INPUT MATERIAL:
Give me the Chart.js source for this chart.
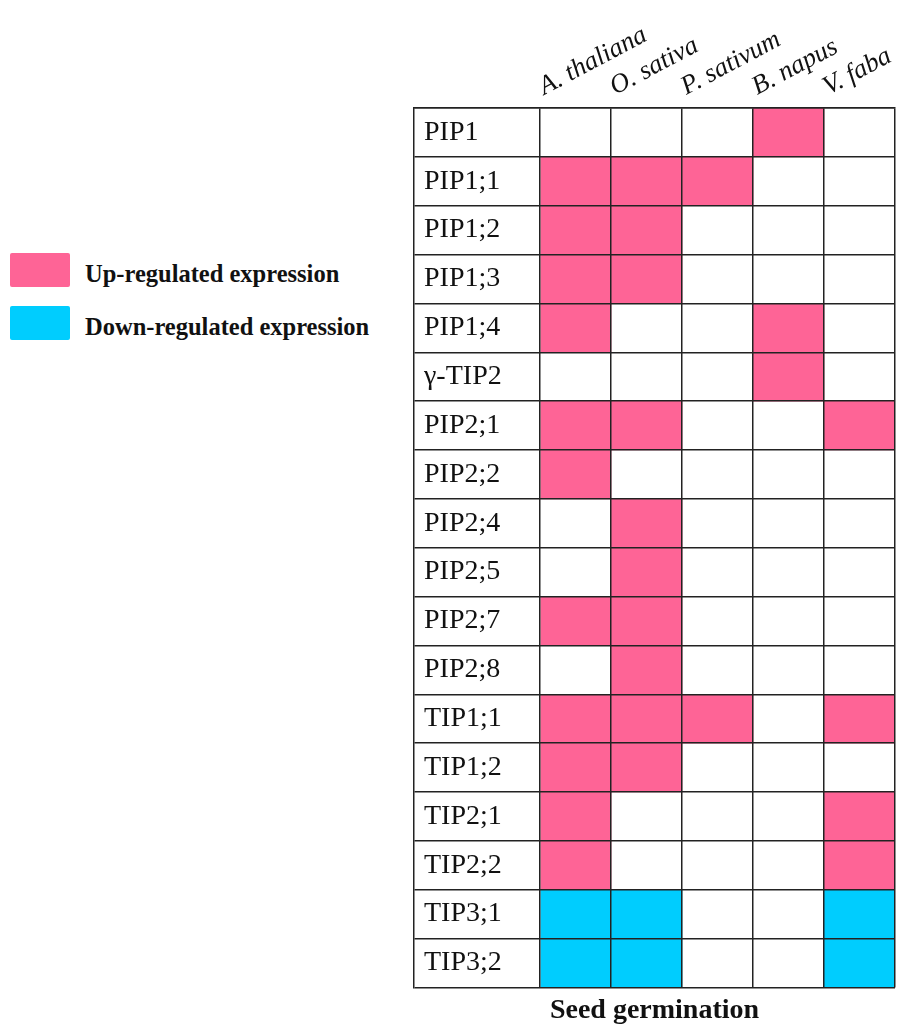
<!DOCTYPE html>
<html>
<head>
<meta charset="utf-8">
<script src="https://cdn.jsdelivr.net/npm/chart.js@4.4.1/dist/chart.umd.min.js"></script>
<style>
  body { margin: 0; background: #fff; width: 897px; height: 1028px; position: relative; overflow: hidden; }
  #wrap { position: absolute; left: 412px; top: 0; width: 485px; height: 1028px; }
  .key { position: absolute; left: 10px; width: 60px; height: 34px; border-radius: 2px; }
  .keytxt { position: absolute; left: 85px; line-height: 34px; font: bold 24.5px "Liberation Serif", serif; color: #111; white-space: nowrap; }
</style>
</head>
<body>
<div class="key" style="top:253px;background:#fe6496"></div>
<div class="keytxt" style="top:260px">Up-regulated expression</div>
<div class="key" style="top:306px;background:#00cdfe"></div>
<div class="keytxt" style="top:313px">Down-regulated expression</div>
<div id="wrap"><canvas id="grid"></canvas></div>
<script>
// rows of the table
var genes = ['PIP1', 'PIP1;1', 'PIP1;2', 'PIP1;3', 'PIP1;4', 'γ-TIP2', 'PIP2;1', 'PIP2;2', 'PIP2;4',
  'PIP2;5', 'PIP2;7', 'PIP2;8', 'TIP1;1', 'TIP1;2', 'TIP2;1', 'TIP2;2', 'TIP3;1', 'TIP3;2'];
var species = ['A. thaliana', 'O. sativa', 'P. sativum', 'B. napus', 'V. faba'];

// 1 = up-regulated, -1 = down-regulated, 0 = nothing reported
var thaliana = [0, 1, 1, 1, 1, 0, 1, 1, 0, 0, 1, 0, 1, 1, 1, 1, -1, -1];
var sativa   = [0, 1, 1, 1, 0, 0, 1, 0, 1, 1, 1, 1, 1, 1, 0, 0, -1, -1];
var sativum  = [0, 1, 0, 0, 0, 0, 0, 0, 0, 0, 0, 0, 1, 0, 0, 0, 0, 0];
var napus    = [1, 0, 0, 0, 1, 1, 0, 0, 0, 0, 0, 0, 0, 0, 0, 0, 0, 0];
var faba     = [0, 0, 0, 0, 0, 0, 1, 0, 0, 0, 0, 0, 1, 0, 1, 1, -1, -1];

var columns = [thaliana, sativa, sativum, napus, faba];
var UP = '#fe6496', DOWN = '#00cdfe';
var lineCol = '#222';

var datasets = columns.map(function (col, j) {
  return {
    label: species[j],
    data: col.map(function (v) { return v ? [j, j + 1] : null; }),
    backgroundColor: col.map(function (v) { return v > 0 ? UP : DOWN; }),
    borderWidth: 0,
    grouped: false,
    barPercentage: 1,
    categoryPercentage: 1
  };
});

new Chart(document.getElementById('grid'), {
  type: 'bar',
  data: { labels: genes, datasets: datasets },
  options: {
    indexAxis: 'y',
    responsive: true,
    maintainAspectRatio: false,
    animation: false,
    layout: { padding: { left: 2, right: 2, top: 0, bottom: 0 } },
    plugins: {
      legend: { display: false },
      tooltip: { enabled: false },
      title: {
        display: true,
        position: 'bottom',
        text: 'Seed germination',
        color: '#111',
        font: { family: 'Liberation Serif', size: 28, weight: 'bold' },
        padding: { top: 7, bottom: 0 }
      }
    },
    scales: {
      x: {
        type: 'linear',
        position: 'top',
        min: -1.775,
        max: 5,
        afterBuildTicks: function (s) {
          s.ticks = [0, 1, 2, 3, 4, 5].map(function (v) { return { value: v }; });
        },
        afterFit: function (s) {
          s.height = 108;
          s.paddingLeft = 0;
          s.paddingRight = 0;
        },
        grid: { color: lineCol, lineWidth: 1.5, drawTicks: false, z: 1 },
        border: { color: lineCol, width: 1.5, z: 1 },
        ticks: {
          minRotation: 28,
          maxRotation: 28,
          padding: 5,
          labelOffset: 16,
          color: '#111',
          font: { family: 'Liberation Serif', size: 26.5, style: 'italic' },
          callback: function (v) { return species[v] || ''; }
        }
      },
      y: {
        type: 'category',
        offset: true,
        afterFit: function (s) { s.width = 0; },
        grid: { offset: true, color: lineCol, lineWidth: 1.5, drawTicks: false, z: 1 },
        border: { color: lineCol, width: 1.5, z: 1 },
        ticks: {
          mirror: true,
          padding: 10,
          color: '#111',
          font: { family: 'Liberation Serif', size: 28 }
        }
      }
    }
  }
});
</script>
</body>
</html>
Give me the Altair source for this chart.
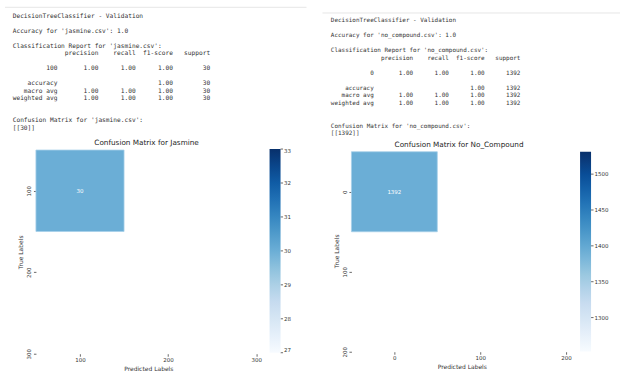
import re

import altair as alt
import pandas as pd

# ---------------- values ----------------
model_name = "DecisionTreeClassifier - Validation"
report_headers = ["precision", "recall", "f1-score", "support"]

# jasmine.csv
left_file = "jasmine.csv"
left_title = "Confusion Matrix for Jasmine"
left_classes = ["100"]
left_precision = [1.00]
left_recall = [1.00]
left_f1 = [1.00]
left_support = [30]
left_accuracy = 1.0
left_cm_labels = [100]
left_cm_counts = [30]
left_x_ticks = [100, 200, 300]
left_y_ticks = [100, 200, 300]
left_cbar_ticks = [27, 28, 29, 30, 31, 32, 33]

# no_compound.csv
right_file = "no_compound.csv"
right_title = "Confusion Matrix for No_Compound"
right_classes = ["0"]
right_precision = [1.00]
right_recall = [1.00]
right_f1 = [1.00]
right_support = [1392]
right_accuracy = 1.0
right_cm_labels = [0]
right_cm_counts = [1392]
right_x_ticks = [0, 100, 200]
right_y_ticks = [0, 100, 200]
right_cbar_ticks = [1300, 1350, 1400, 1450, 1500]

# matplotlib "Blues"
blues = ["#f7fbff", "#deebf7", "#c6dbef", "#9ecae1", "#6baed6",
         "#4292c6", "#2171b5", "#08519c", "#08306b"]

TEXT_COLOR = "#333333"
SANS = "DejaVu Sans"
MONO = "DejaVu Sans Mono"
COLS = 60  # console width in characters
BAR = 11   # colour bar thickness


def report_lines(fname, classes, prec, rec, f1, sup, acc, counts):
    """Console output of the validation run, line by line."""
    w = max(len("weighted avg"), max(len(c) for c in classes))
    head = "{:>{w}s} ".format("", w=w) + "".join(" {:>9}".format(h) for h in report_headers)

    def row(name, p, r, f, s):
        return ("{:>{w}s} ".format(name, w=w) + " {:>9.2f}".format(p)
                + " {:>9.2f}".format(r) + " {:>9.2f}".format(f) + " {:>9}".format(s))

    total = sum(sup)
    class_rows = [row(c, p, r, f, s) for c, p, r, f, s in zip(classes, prec, rec, f1, sup)]
    acc_row = ("{:>{w}s} ".format("accuracy", w=w) + " {:>9}".format("") * 2
               + " {:>9.2f}".format(acc) + " {:>9}".format(total))
    n = len(classes)
    macro = row("macro avg", sum(prec) / n, sum(rec) / n, sum(f1) / n, total)
    weighted = row("weighted avg",
                   sum(p * s for p, s in zip(prec, sup)) / total,
                   sum(r * s for r, s in zip(rec, sup)) / total,
                   sum(f * s for f, s in zip(f1, sup)) / total, total)
    lines = [model_name, "",
             f"Accuracy for '{fname}': {acc}", "",
             f"Classification Report for '{fname}':",
             head, "", *class_rows, "", acc_row, macro, weighted, "", "",
             f"Confusion Matrix for '{fname}':",
             "[[" + " ".join(str(c) for c in counts) + "]]"]
    # one record per word, keeping its character column
    recs = [{"row": r, "col": m.start(), "word": m.group()}
            for r, ln in enumerate(lines) for m in re.finditer(r"\S+", ln)]
    return pd.DataFrame(recs)


def panel(fname, title, classes, prec, rec, f1, sup, acc, labels, counts,
          x_ticks, y_ticks, cbar_ticks, x_dom, y_dom, width, height,
          text_x, text_rows, mono_size, sep_x, sep_y, cbar_x, cbar_y, cbar_len,
          title_x, title_y):
    cm = pd.DataFrame({"label": labels, "count": counts})
    vmin, vmax = counts[0] * 0.9, counts[0] * 1.1
    stops = [vmin + (vmax - vmin) * i / (len(blues) - 1) for i in range(len(blues))]

    base = alt.Chart(cm).transform_calculate(
        lo="datum.label - 50", hi="datum.label + 50"
    )
    cells = base.mark_rect(stroke="#a6cfe9", strokeWidth=0.8).encode(
        x=alt.X("lo:Q", scale=alt.Scale(domain=x_dom, nice=False, zero=False),
                axis=alt.Axis(values=x_ticks, format="d", title="Predicted Labels",
                              labelPadding=1.5, titlePadding=2.5)),
        x2="hi:Q",
        y=alt.Y("lo:Q", scale=alt.Scale(domain=y_dom, nice=False, zero=False, reverse=True),
                axis=alt.Axis(values=y_ticks, format="d", title="True Labels",
                              labelAngle=270, labelAlign="center", labelBaseline="bottom",
                              labelPadding=1.5, titlePadding=3)),
        y2="hi:Q",
        color=alt.Color("count:Q",
                        scale=alt.Scale(domain=stops, range=blues),
                        legend=alt.Legend(orient="none", legendX=cbar_x, legendY=cbar_y,
                                          direction="vertical", title=None,
                                          gradientLength=cbar_len, gradientThickness=BAR,
                                          gradientStrokeWidth=0,
                                          values=cbar_ticks, format="d",
                                          labelFont=SANS, labelFontSize=5.5,
                                          labelColor=TEXT_COLOR, labelOffset=3.5,
                                          labelAlign="left", labelBaseline="middle",
                                          labelOverlap=False)),
    )
    annot = alt.Chart(cm).mark_text(fontSize=5.5, font=SANS, color="white").encode(
        x="label:Q", y="label:Q", text="count:Q"
    )
    heat = alt.layer(cells, annot)

    # small tick marks on the right edge of the colour bar
    bar_ticks = alt.Chart(pd.DataFrame({"v": cbar_ticks})).mark_rule(
        color="#444444", strokeWidth=0.8
    ).encode(
        x=alt.value(cbar_x + BAR), x2=alt.value(cbar_x + BAR + 2.5),
        y=alt.Y("v:Q", axis=None,
                scale=alt.Scale(domain=[vmin, vmax], range=[cbar_y + cbar_len, cbar_y])),
    )

    words = report_lines(fname, classes, prec, rec, f1, sup, acc, counts)
    console = alt.Chart(words).mark_text(
        align="left", baseline="middle", font=MONO, fontSize=mono_size, color=TEXT_COLOR
    ).encode(
        x=alt.X("col:Q", axis=None,
                scale=alt.Scale(domain=[0, COLS],
                                range=[text_x, text_x + COLS * 0.602 * mono_size])),
        y=alt.Y("row:Q", scale=alt.Scale(domain=[0, 15], range=text_rows), axis=None),
        text="word:N",
    )
    heading = alt.Chart(pd.DataFrame({"t": [title]})).mark_text(
        font=SANS, fontSize=7.3, color="#262626", align="center", baseline="middle"
    ).encode(x=alt.value(title_x), y=alt.value(title_y), text="t:N")
    separator = alt.Chart(cm).mark_rule(color="#e6e6e6", strokeWidth=1).encode(
        x=alt.value(sep_x[0]), x2=alt.value(sep_x[1]), y=alt.value(sep_y)
    )
    return alt.layer(heat, bar_ticks, console, heading, separator).resolve_scale(
        x="independent", y="independent"
    ).properties(width=width, height=height)


left = panel(left_file, left_title, left_classes, left_precision, left_recall, left_f1,
             left_support, left_accuracy, left_cm_labels, left_cm_counts,
             left_x_ticks, left_y_ticks, left_cbar_ticks,
             x_dom=[50, 305], y_dom=[50, 300], width=225, height=204,
             text_x=-23.3, text_rows=[-134, -22.3], mono_size=6.2,
             sep_x=(-31, 271), sep_y=-143,
             cbar_x=234, cbar_y=-1, cbar_len=204,
             title_x=110.8, title_y=-6.7)

right = panel(right_file, right_title, right_classes, right_precision, right_recall, right_f1,
              right_support, right_accuracy, right_cm_labels, right_cm_counts,
              right_x_ticks, right_y_ticks, right_cbar_ticks,
              x_dom=[-50, 207], y_dom=[-52.1, 200], width=221, height=202,
              text_x=-20.6, text_rows=[-130, -17], mono_size=5.95,
              sep_x=(-29, 269), sep_y=-137.3,
              cbar_x=229, cbar_y=1.7, cbar_len=200,
              title_x=107.8, title_y=-5)

chart = alt.hconcat(left, right, spacing=91, bounds="flush").resolve_scale(
    color="independent", x="independent", y="independent"
).resolve_legend(color="independent").properties(
    padding={"left": 4, "top": 6, "right": 0, "bottom": 0}
).configure_view(
    strokeWidth=0
).configure_axis(
    domain=False, grid=False,
    tickColor="#444444", tickSize=2.5, tickWidth=0.8,
    labelFont=SANS, labelFontSize=5.5, labelColor=TEXT_COLOR,
    titleFont=SANS, titleFontSize=6, titleFontWeight="normal", titleColor=TEXT_COLOR,
)

chart.save("out.html", embed_options={"renderer": "svg", "actions": False})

WORK TO COMPLETE: Go to the line containing "Give me the Altair source for this chart." and copy exactly from there through the line containing "colour bar thickness", both included, and nothing more. Pictures are excluded.

FULL ANSWER:
Give me the Altair source for this chart.
import re

import altair as alt
import pandas as pd

# ---------------- values ----------------
model_name = "DecisionTreeClassifier - Validation"
report_headers = ["precision", "recall", "f1-score", "support"]

# jasmine.csv
left_file = "jasmine.csv"
left_title = "Confusion Matrix for Jasmine"
left_classes = ["100"]
left_precision = [1.00]
left_recall = [1.00]
left_f1 = [1.00]
left_support = [30]
left_accuracy = 1.0
left_cm_labels = [100]
left_cm_counts = [30]
left_x_ticks = [100, 200, 300]
left_y_ticks = [100, 200, 300]
left_cbar_ticks = [27, 28, 29, 30, 31, 32, 33]

# no_compound.csv
right_file = "no_compound.csv"
right_title = "Confusion Matrix for No_Compound"
right_classes = ["0"]
right_precision = [1.00]
right_recall = [1.00]
right_f1 = [1.00]
right_support = [1392]
right_accuracy = 1.0
right_cm_labels = [0]
right_cm_counts = [1392]
right_x_ticks = [0, 100, 200]
right_y_ticks = [0, 100, 200]
right_cbar_ticks = [1300, 1350, 1400, 1450, 1500]

# matplotlib "Blues"
blues = ["#f7fbff", "#deebf7", "#c6dbef", "#9ecae1", "#6baed6",
         "#4292c6", "#2171b5", "#08519c", "#08306b"]

TEXT_COLOR = "#333333"
SANS = "DejaVu Sans"
MONO = "DejaVu Sans Mono"
COLS = 60  # console width in characters
BAR = 11   # colour bar thickness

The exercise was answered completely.